>>>>
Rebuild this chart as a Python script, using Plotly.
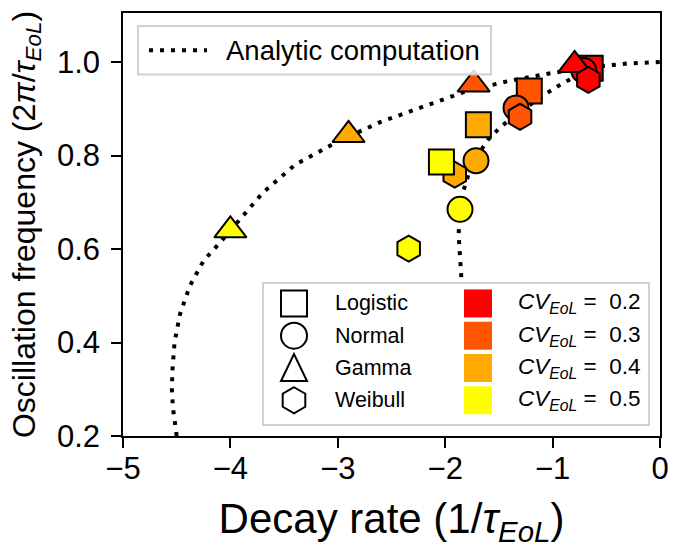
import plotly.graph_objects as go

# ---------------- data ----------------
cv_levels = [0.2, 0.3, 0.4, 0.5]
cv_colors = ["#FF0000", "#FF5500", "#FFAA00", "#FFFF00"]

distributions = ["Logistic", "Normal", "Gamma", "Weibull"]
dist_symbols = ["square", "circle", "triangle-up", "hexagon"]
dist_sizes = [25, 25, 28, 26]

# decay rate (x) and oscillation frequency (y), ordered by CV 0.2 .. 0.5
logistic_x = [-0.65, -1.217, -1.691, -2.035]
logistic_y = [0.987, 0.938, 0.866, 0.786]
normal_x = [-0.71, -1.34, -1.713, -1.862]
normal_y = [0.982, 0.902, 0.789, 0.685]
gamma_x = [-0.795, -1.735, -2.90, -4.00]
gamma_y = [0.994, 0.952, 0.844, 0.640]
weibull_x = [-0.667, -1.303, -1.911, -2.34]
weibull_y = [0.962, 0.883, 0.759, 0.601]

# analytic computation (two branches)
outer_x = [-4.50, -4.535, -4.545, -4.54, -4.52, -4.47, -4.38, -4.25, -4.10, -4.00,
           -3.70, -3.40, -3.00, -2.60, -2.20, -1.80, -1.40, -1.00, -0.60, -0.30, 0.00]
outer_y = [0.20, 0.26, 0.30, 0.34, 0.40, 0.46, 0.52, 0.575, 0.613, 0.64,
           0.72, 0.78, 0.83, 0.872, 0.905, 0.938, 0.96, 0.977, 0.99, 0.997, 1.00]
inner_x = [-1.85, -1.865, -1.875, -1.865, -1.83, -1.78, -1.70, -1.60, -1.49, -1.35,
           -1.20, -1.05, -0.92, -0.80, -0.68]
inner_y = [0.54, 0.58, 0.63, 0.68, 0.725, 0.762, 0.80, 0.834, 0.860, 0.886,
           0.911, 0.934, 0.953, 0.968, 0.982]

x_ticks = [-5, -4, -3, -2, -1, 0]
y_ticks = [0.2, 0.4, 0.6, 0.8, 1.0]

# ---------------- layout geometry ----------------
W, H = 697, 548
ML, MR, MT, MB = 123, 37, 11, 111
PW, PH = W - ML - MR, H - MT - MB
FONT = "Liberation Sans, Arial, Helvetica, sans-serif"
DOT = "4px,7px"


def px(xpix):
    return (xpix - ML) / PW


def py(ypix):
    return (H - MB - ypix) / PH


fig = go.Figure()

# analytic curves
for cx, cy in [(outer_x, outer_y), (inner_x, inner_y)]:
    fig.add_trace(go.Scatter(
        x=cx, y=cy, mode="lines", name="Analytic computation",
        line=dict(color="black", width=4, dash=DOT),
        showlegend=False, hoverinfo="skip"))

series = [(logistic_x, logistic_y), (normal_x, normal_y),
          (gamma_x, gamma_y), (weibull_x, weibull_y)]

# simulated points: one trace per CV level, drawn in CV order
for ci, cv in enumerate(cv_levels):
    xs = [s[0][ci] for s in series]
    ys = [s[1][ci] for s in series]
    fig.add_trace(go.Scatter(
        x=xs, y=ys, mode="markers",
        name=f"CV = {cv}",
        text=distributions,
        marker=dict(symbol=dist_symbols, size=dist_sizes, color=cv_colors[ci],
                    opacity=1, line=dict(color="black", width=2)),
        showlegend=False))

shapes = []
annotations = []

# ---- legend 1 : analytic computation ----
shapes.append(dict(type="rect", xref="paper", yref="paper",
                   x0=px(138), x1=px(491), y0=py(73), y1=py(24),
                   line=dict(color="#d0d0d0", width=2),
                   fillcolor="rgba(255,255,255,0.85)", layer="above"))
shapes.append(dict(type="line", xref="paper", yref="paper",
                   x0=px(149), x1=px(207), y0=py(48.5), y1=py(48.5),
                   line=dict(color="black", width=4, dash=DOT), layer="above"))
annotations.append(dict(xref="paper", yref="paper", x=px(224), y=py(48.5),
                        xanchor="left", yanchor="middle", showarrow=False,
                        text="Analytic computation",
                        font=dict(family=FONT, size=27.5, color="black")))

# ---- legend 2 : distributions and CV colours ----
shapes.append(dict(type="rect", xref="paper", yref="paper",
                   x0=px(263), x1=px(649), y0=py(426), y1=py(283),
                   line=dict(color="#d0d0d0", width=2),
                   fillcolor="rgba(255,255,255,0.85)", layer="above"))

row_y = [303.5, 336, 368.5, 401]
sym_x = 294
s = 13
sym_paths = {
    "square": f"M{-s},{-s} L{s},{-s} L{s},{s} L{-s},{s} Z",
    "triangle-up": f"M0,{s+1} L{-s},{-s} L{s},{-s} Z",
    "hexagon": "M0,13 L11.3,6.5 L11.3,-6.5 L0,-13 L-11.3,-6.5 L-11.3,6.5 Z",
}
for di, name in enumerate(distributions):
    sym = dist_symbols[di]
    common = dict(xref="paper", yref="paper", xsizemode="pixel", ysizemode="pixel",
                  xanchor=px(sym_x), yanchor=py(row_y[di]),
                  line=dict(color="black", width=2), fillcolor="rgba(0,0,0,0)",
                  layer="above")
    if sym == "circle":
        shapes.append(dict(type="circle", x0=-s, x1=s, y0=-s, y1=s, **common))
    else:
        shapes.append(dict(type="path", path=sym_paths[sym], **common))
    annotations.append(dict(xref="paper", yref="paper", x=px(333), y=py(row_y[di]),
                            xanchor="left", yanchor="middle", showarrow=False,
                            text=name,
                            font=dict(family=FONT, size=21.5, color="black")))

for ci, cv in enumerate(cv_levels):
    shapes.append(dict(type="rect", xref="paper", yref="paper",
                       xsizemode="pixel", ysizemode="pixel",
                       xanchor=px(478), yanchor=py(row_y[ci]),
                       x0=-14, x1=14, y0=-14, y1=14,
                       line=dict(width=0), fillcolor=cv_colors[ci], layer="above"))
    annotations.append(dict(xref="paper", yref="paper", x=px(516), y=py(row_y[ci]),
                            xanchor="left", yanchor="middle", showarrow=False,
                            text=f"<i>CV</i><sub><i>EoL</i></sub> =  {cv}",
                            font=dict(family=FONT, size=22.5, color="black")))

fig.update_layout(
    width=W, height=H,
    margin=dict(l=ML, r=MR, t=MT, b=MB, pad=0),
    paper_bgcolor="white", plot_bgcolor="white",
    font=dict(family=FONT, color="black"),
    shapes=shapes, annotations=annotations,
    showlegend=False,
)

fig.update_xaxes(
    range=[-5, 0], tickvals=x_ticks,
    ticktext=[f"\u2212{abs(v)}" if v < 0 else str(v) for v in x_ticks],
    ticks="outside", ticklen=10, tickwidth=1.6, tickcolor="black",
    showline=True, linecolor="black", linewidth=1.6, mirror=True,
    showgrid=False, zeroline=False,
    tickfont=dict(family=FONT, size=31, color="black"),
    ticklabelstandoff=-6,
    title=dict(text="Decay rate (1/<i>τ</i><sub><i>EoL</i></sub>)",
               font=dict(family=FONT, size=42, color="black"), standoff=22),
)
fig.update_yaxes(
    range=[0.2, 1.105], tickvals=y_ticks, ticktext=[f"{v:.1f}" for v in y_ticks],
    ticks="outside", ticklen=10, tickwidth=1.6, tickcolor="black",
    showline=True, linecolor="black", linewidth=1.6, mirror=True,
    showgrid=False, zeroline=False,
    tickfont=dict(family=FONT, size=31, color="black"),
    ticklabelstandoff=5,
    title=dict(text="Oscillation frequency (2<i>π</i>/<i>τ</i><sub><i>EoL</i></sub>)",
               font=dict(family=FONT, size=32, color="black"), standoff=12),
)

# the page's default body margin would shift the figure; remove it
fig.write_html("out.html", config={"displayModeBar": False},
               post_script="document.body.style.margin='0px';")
<<<<
▶ _What the task requires_
Please repeat exactly the data above from its first line to the line that contains "weibull_y = [0.962, 0.883, 0.759, 0.601]", inclusive, and leave every picture out.

▶ _Reply_
Rebuild this chart as a Python script, using Plotly.
import plotly.graph_objects as go

# ---------------- data ----------------
cv_levels = [0.2, 0.3, 0.4, 0.5]
cv_colors = ["#FF0000", "#FF5500", "#FFAA00", "#FFFF00"]

distributions = ["Logistic", "Normal", "Gamma", "Weibull"]
dist_symbols = ["square", "circle", "triangle-up", "hexagon"]
dist_sizes = [25, 25, 28, 26]

# decay rate (x) and oscillation frequency (y), ordered by CV 0.2 .. 0.5
logistic_x = [-0.65, -1.217, -1.691, -2.035]
logistic_y = [0.987, 0.938, 0.866, 0.786]
normal_x = [-0.71, -1.34, -1.713, -1.862]
normal_y = [0.982, 0.902, 0.789, 0.685]
gamma_x = [-0.795, -1.735, -2.90, -4.00]
gamma_y = [0.994, 0.952, 0.844, 0.640]
weibull_x = [-0.667, -1.303, -1.911, -2.34]
weibull_y = [0.962, 0.883, 0.759, 0.601]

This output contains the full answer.